C’est toujours essayer de persévérer et ne pas se dire que parce qu’il y a eu du succès dans le parcours qu’on va baisser les bras. C’est toujours essayer de faire mieux et d’essayer d’aider le maximum d’enfants et si possible les jeunes élèves qui souhaiteraient embrasser la carrière d’enseignant.

On constate au Burkina Faso, une baisse du niveau des élèves de façon générale. Selon vous quelle stratégie choc doit-on mettre en place pour renverser la tendance ?

Le don de soi et la vocation pour le métier sont les seuls recours qui peuvent amener à rehausser le niveau de l’enseignement surtout avec les effectifs très élevés dans nos classes.

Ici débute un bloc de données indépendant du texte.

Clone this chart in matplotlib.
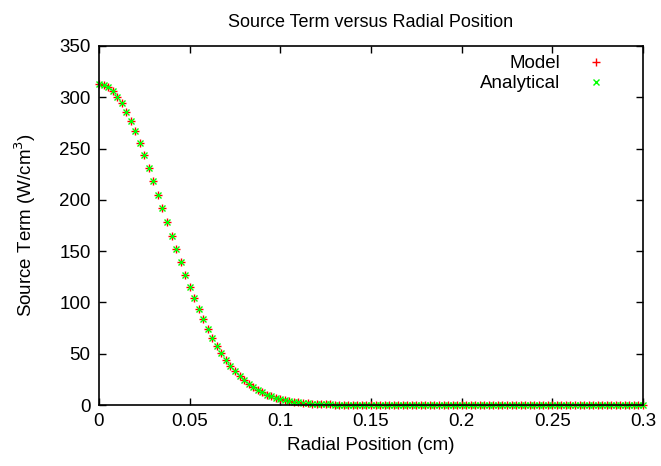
import matplotlib
matplotlib.use("Agg")
import matplotlib.pyplot as plt

plt.rcParams['font.family'] = ['Liberation Sans', 'DejaVu Sans']

radius = [
    0.0000, 0.0025, 0.0050, 0.0075, 0.0100, 0.0125, 0.0150, 0.0175, 0.0200, 0.0225,
    0.0250, 0.0275, 0.0300, 0.0325, 0.0350, 0.0375, 0.0400, 0.0425, 0.0450, 0.0475,
    0.0500, 0.0525, 0.0550, 0.0575, 0.0600, 0.0625, 0.0650, 0.0675, 0.0700, 0.0725,
    0.0750, 0.0775, 0.0800, 0.0825, 0.0850, 0.0875, 0.0900, 0.0925, 0.0950, 0.0975,
    0.1000, 0.1025, 0.1050, 0.1075, 0.1100, 0.1125, 0.1150, 0.1175, 0.1200, 0.1225,
    0.1250, 0.1275, 0.1300, 0.1325, 0.1350, 0.1375, 0.1400, 0.1425, 0.1450, 0.1475,
    0.1500, 0.1525, 0.1550, 0.1575, 0.1600, 0.1625, 0.1650, 0.1675, 0.1700, 0.1725,
    0.1750, 0.1775, 0.1800, 0.1825, 0.1850, 0.1875, 0.1900, 0.1925, 0.1950, 0.1975,
    0.2000, 0.2025, 0.2050, 0.2075, 0.2100, 0.2125, 0.2150, 0.2175, 0.2200, 0.2225,
    0.2250, 0.2275, 0.2300, 0.2325, 0.2350, 0.2375, 0.2400, 0.2425, 0.2450, 0.2475,
    0.2500, 0.2525, 0.2550, 0.2575, 0.2600, 0.2625, 0.2650, 0.2675, 0.2700, 0.2725,
    0.2750, 0.2775, 0.2800, 0.2825, 0.2850, 0.2875, 0.2900, 0.2925, 0.2950, 0.2975,
    0.3000,
]

model = [
    313.0, 312.2, 309.9, 306.0, 300.7, 294.0, 286.1, 276.9, 266.7, 255.6,
    243.8, 231.3, 218.4, 205.1, 191.8, 178.3, 165.0, 152.0, 139.2, 127.0,
    115.1, 103.9, 93.3, 83.4, 74.2, 65.6, 57.8, 50.6, 44.1, 38.2,
    33.0, 28.3, 24.2, 20.6, 17.4, 14.6, 12.3, 10.2, 8.5, 7.0,
    5.7, 4.7, 3.8, 3.1, 2.5, 2.0, 1.6, 1.3, 1.0, 0.8,
    0.6, 0.5, 0.4, 0.3, 0.2, 0.2, 0.1, 0.1, 0.1, 0.0,
    0.0, 0.0, 0.0, 0.0, 0.0, 0.0, 0.0, 0.0, 0.0, 0.0,
    0.0, 0.0, 0.0, 0.0, 0.0, 0.0, 0.0, 0.0, 0.0, 0.0,
    0.0, 0.0, 0.0, 0.0, 0.0, 0.0, 0.0, 0.0, 0.0, 0.0,
    0.0, 0.0, 0.0, 0.0, 0.0, 0.0, 0.0, 0.0, 0.0, 0.0,
    0.0, 0.0, 0.0, 0.0, 0.0, 0.0, 0.0, 0.0, 0.0, 0.0,
    0.0, 0.0, 0.0, 0.0, 0.0, 0.0, 0.0, 0.0, 0.0, 0.0,
    0.0,
]

analytical = [
    313.0, 312.2, 309.9, 306.0, 300.7, 294.0, 286.1, 276.9, 266.7, 255.6,
    243.8, 231.3, 218.4, 205.1, 191.8, 178.3, 165.0, 152.0, 139.2, 127.0,
    115.1, 103.9, 93.3, 83.4, 74.2, 65.6, 57.8, 50.6, 44.1, 38.2,
    33.0, 28.3, 24.2, 20.6, 17.4, 14.6, 12.3, 10.2, 8.5, 7.0,
    5.7, 4.7, 3.8, 3.1, 2.5, 2.0, 1.6, 1.3, 1.0, 0.8,
    0.6, 0.5, 0.4, 0.3, 0.2, 0.2, 0.1, 0.1, 0.1, 0.0,
    0.0, 0.0, 0.0, 0.0, 0.0, 0.0, 0.0, 0.0, 0.0, 0.0,
    0.0, 0.0, 0.0, 0.0, 0.0, 0.0, 0.0, 0.0, 0.0, 0.0,
    0.0, 0.0, 0.0, 0.0, 0.0, 0.0, 0.0, 0.0, 0.0, 0.0,
    0.0, 0.0, 0.0, 0.0, 0.0, 0.0, 0.0, 0.0, 0.0, 0.0,
    0.0, 0.0, 0.0, 0.0, 0.0, 0.0, 0.0, 0.0, 0.0, 0.0,
    0.0, 0.0, 0.0, 0.0, 0.0, 0.0, 0.0, 0.0, 0.0, 0.0,
    0.0,
]

x_ticks = [0, 0.05, 0.1, 0.15, 0.2, 0.25, 0.3]
x_tick_labels = ["0", "0.05", "0.1", "0.15", "0.2", "0.25", "0.3"]
y_ticks = [0, 50, 100, 150, 200, 250, 300, 350]

fig = plt.figure(figsize=(6.61, 4.66), dpi=100)
ax = fig.add_axes([99 / 661, 1 - 405 / 466, (643 - 99) / 661, (405 - 46) / 466])

ax.plot(radius, model, linestyle='none', marker='+', color='#ff0000',
        markersize=6, markeredgewidth=1.0, label='Model', clip_on=False)
ax.plot(radius, analytical, linestyle='none', marker='x', color='#00ff00',
        markersize=5, markeredgewidth=1.0, label='Analytical', clip_on=False)

ax.set_xlim(0, 0.3)
ax.set_ylim(0, 350)
ax.set_xticks(x_ticks)
ax.set_xticklabels(x_tick_labels)
ax.set_yticks(y_ticks)
ax.tick_params(direction='in', length=5, width=1, top=True, right=True,
               labelsize=13.5, pad=6, colors='black')
for s in ax.spines.values():
    s.set_linewidth(1.2)
    s.set_color('black')

ax.set_xlabel('Radial Position (cm)', fontsize=13.5, labelpad=5)
ax.set_ylabel('Source Term (W/cm$^3$)', fontsize=13.5, labelpad=15)
ax.set_title('Source Term versus Radial Position', fontsize=13, pad=14)

leg = ax.legend(loc='upper right', frameon=False, markerfirst=False,
                fontsize=13.5, handlelength=1.5, handletextpad=1.2,
                borderaxespad=0.0, labelspacing=0.15, bbox_to_anchor=(0.954, 0.995))

fig.savefig('out.png', dpi=100)
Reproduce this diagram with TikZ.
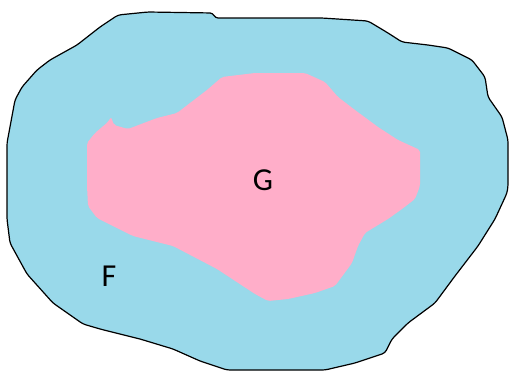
\documentclass[tikz,border=0pt]{standalone}
\usepackage{fontspec}
\setmainfont{Carlito}
\usepackage{tikz}
\usetikzlibrary{positioning}
\definecolor{setblue}{HTML}{99D9EA}
\definecolor{setpink}{HTML}{FFAEC9}

\begin{document}
\begin{tikzpicture}[x=1pt,y=-1pt, line join=round,
  outerset/.style={fill=setblue, draw=black, line width=1.2pt, rounded corners=3pt},
  innerset/.style={fill=setpink, rounded corners=2pt},
  setlabel/.style={inner sep=0pt, font=\fontsize{32}{34}\selectfont}]
\useasboundingbox (0,0) rectangle (510,372);
\draw[outerset] (118,15) -- (148,12) -- (213,13) -- (215,18) -- (322,18) -- (368,21) -- (388,33) -- (402,42) -- (428,45) -- (448,48) -- (472,60) -- (485,77) -- (488,97) -- (502,117) -- (508,140) -- (508,186) -- (507,193) -- (495,219) -- (478,246) -- (455,276) -- (435,303) -- (408,323) -- (392,339) -- (385,353) -- (355,363) -- (325,370) -- (227,370) -- (200,361) -- (173,349) -- (140,339) -- (100,329) -- (83,324) -- (53,303) -- (27,274) -- (10,243) -- (7,219) -- (7,143) -- (15,100) -- (22,87) -- (37,70) -- (50,60) -- (77,45) -- (100,27) -- cycle;
\fill[innerset] (222,77) -- (255,73) -- (305,73) -- (325,82) -- (338,97) -- (355,110) -- (378,127) -- (398,140) -- (420,150) -- (420,186) -- (415,199) -- (402,209) -- (388,219) -- (365,233) -- (358,246) -- (352,263) -- (335,286) -- (315,293) -- (288,299) -- (268,301) -- (255,294) -- (217,269) -- (173,246) -- (133,236) -- (97,218) -- (88,206) -- (87,186) -- (87,143) -- (95,133) -- (108,122) -- (111,117) -- (114,125) -- (128,129) -- (157,118) -- (177,113) -- (190,103) -- (207,90) -- cycle;
\node[setlabel] (g) at (263,180) {G};
\node[setlabel] (f) at (109,276) {F};
\end{tikzpicture}
\end{document}
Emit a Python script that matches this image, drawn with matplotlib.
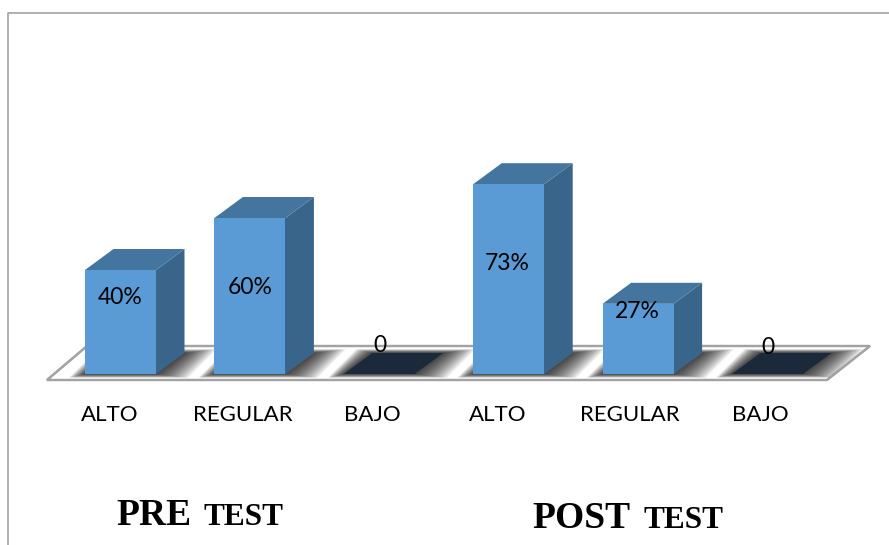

Il faut avoir l’amour des enfants et du travail. Malheureusement Il y a beaucoup qui viennent dans l’enseignement pas par vocation mais plutôt par manque de travail. Donc si l’enseignant n’a pas la volonté de faire le travail, ce sera très difficile. Il va rester dans le tâtonnement, tantôt il veut, tantôt il ne veut pas. Et même s’il veut, il est découragé par d’autres facteurs. Si cet aspect est corrigé, les enfants pourraient être très bien formés.

Quel peut être alors le rôle des autres acteurs ?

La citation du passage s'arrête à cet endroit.